A week later, Eli Green arrived. She and Asad were roommates—a hilarious combination. Eli is low-key, gentle, observant - serene. The perfect counterbalance to Asad’s spark. We began hanging out almost regularly—me, Asad, Eli, Ana, and Jumana Manna, a Palestinian filmmaker who felt like family from day one. Slowly, the anxiety of arrival began to soften.
I also noticed how invested the students were. Their conversations—with each other and with their work—were thoughtful, generative, alive. The school-wide intros for first-years initially felt a little too feel-good to me, lacking a critical edge. But then it clicked: this was onboarding. These students had just landed, full of doubt and nervous energy, and this was the school’s way of saying, You belong. Let’s start from here. It wasn’t just community-building for its own sake. It was infrastructure. I haven’t seen another program so deliberately construct community from the beginning—and that gave me a lot to think about.
The three weeks were exhausting.
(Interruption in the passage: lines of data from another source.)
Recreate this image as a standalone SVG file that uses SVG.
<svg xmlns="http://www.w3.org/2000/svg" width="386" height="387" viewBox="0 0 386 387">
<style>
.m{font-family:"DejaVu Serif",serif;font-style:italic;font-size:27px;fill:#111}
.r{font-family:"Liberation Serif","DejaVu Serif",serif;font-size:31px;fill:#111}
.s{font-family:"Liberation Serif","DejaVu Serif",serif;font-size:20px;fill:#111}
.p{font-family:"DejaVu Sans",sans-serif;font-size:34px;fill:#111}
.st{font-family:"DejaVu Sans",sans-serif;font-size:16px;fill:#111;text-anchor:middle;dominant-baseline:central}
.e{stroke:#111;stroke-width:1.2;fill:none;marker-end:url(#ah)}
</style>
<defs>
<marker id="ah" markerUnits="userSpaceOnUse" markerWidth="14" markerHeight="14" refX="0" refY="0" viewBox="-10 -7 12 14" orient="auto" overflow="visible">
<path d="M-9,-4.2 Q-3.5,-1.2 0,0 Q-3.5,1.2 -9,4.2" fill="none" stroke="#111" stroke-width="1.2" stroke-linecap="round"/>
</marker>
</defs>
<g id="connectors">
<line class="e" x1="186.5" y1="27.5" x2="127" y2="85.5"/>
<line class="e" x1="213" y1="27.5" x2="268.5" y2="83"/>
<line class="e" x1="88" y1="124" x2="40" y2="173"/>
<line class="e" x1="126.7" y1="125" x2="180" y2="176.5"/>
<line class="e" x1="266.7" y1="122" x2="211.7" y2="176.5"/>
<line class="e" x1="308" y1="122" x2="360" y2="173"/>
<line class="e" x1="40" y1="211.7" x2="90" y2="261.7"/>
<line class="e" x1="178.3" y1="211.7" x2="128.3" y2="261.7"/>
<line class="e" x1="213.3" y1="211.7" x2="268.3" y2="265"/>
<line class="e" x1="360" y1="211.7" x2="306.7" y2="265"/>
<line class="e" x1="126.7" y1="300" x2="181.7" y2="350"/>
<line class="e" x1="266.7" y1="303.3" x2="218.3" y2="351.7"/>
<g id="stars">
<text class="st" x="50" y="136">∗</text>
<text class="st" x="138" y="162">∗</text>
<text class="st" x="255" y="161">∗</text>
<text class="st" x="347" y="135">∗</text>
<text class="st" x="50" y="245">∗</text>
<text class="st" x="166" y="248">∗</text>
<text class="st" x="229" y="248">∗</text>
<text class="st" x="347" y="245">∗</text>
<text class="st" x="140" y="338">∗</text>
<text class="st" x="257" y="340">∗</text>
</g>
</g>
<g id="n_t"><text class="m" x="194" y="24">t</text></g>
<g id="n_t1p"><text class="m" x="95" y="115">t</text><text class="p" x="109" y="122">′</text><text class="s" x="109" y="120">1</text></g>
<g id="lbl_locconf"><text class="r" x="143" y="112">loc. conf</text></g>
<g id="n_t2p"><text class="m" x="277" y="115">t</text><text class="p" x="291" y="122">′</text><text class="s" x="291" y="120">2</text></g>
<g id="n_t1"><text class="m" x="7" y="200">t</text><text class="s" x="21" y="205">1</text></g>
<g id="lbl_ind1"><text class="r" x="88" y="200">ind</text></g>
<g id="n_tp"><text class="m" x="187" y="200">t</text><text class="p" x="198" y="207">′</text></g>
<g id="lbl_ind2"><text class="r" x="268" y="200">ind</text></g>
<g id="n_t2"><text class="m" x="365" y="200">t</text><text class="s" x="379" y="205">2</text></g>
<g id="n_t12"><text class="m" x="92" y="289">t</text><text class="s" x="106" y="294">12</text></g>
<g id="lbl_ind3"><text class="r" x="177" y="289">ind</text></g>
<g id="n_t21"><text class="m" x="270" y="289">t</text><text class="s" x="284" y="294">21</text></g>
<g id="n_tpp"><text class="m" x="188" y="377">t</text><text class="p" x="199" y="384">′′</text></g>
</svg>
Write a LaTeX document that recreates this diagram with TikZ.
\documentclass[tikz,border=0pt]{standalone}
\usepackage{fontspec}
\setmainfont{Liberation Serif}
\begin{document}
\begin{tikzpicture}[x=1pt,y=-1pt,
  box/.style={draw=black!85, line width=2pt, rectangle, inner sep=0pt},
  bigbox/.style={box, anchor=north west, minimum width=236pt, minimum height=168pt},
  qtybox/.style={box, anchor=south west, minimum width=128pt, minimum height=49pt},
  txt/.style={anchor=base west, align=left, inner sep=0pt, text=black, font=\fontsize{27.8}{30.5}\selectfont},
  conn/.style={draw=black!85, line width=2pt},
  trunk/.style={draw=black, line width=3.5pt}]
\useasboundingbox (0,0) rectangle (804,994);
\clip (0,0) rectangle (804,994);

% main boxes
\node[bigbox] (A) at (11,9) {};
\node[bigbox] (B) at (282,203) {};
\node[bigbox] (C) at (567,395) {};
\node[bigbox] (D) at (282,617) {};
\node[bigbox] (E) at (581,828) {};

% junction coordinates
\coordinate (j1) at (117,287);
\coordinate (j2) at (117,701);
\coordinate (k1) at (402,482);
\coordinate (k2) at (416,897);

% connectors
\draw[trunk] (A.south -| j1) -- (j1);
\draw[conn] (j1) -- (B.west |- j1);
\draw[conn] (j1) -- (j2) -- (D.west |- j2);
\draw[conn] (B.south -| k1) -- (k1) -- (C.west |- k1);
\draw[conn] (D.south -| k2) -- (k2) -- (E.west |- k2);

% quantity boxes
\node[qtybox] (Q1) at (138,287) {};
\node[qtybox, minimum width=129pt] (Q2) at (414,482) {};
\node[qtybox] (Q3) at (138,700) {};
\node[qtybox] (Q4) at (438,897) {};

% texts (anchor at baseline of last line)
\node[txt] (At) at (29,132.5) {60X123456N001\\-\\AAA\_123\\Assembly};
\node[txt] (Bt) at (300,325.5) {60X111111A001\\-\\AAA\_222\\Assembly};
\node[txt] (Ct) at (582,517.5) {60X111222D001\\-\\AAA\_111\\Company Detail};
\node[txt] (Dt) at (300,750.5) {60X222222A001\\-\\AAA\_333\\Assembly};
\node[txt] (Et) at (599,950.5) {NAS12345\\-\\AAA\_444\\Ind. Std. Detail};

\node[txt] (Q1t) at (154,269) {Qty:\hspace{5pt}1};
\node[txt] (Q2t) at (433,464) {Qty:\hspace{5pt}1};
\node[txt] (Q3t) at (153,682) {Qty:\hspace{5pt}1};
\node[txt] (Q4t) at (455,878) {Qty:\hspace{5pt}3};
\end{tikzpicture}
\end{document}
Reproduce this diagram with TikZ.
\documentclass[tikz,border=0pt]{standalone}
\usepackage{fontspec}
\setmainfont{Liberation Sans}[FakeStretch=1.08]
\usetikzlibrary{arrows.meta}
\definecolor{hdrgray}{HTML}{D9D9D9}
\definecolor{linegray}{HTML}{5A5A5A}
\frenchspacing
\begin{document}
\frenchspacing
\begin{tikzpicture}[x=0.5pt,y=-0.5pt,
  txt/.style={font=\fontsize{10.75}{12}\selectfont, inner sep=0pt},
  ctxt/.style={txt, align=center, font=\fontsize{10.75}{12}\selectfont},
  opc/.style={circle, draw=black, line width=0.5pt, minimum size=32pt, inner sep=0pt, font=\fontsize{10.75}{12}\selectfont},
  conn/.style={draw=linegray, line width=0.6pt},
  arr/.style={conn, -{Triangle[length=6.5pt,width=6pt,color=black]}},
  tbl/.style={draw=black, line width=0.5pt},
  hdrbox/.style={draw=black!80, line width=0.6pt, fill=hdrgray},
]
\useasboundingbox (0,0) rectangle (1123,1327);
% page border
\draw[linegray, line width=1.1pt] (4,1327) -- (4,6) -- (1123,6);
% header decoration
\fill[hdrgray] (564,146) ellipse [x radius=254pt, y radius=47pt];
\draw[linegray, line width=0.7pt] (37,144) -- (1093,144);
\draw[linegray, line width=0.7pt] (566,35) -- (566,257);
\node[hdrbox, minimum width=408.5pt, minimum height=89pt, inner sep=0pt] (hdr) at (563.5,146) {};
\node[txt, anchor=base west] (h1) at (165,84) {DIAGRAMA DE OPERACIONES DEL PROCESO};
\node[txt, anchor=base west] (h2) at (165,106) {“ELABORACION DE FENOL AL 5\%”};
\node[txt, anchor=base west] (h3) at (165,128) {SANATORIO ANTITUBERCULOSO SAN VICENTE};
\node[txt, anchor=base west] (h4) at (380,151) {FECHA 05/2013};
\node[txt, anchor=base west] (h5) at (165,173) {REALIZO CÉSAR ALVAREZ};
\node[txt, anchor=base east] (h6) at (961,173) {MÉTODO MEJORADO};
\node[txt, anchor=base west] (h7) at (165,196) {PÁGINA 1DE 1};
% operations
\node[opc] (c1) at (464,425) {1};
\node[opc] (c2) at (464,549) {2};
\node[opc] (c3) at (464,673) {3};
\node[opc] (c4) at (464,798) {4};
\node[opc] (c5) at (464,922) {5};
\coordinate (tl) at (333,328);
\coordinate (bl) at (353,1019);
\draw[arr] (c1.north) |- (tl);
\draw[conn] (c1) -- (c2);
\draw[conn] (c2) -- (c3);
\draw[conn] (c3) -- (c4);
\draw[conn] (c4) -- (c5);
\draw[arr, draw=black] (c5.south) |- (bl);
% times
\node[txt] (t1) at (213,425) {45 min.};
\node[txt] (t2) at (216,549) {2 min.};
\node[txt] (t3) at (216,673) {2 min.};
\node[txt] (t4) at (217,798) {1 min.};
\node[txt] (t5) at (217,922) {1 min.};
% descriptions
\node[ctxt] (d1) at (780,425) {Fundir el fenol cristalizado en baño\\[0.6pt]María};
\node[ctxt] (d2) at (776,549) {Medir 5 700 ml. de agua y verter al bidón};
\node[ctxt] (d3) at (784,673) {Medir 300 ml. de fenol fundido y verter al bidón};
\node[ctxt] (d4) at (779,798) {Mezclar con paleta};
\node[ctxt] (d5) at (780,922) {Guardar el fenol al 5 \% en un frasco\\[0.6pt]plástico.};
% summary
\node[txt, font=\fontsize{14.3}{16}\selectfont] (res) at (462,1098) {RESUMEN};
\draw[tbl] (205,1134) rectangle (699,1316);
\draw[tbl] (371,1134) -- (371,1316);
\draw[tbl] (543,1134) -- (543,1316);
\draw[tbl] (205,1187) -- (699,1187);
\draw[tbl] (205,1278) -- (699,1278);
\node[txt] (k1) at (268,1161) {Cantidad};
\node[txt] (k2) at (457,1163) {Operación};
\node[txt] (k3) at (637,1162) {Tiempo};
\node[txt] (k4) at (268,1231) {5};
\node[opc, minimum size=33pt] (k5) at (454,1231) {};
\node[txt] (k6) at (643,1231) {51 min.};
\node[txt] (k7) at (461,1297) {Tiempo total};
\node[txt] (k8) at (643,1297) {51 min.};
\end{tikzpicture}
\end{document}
I did three to five hour-long studio visits a day, plus all-school intros, screenings, meetings, and caucuses. By day’s end, I often had nothing left to say—my brain fully short-circuited. It took a week just to get proper cooking supplies, to understand how the place functioned. Communication had no central hub, and that was a constant frustration. But the conversations, the camaraderie, the weird shared sense of “we’re in this together”—that made up for it. In the end, it was true - why do it? The community.
Still, I believe you can build that kind of community without all the friction. You can have a centralized hub for communication. Clear onboarding that lifts the mind and spirit to a place that can facilitate your best work with your students. A space where questions meet answers without delay. And where the facilities are beautiful, and housing feels like a gift, not a punishment.
The future art school will have all of that. It will offer urgent classes, meaningful tools, and the people who know how to guide, empower, and embolden. This future isn’t far off. And it’s not impossible.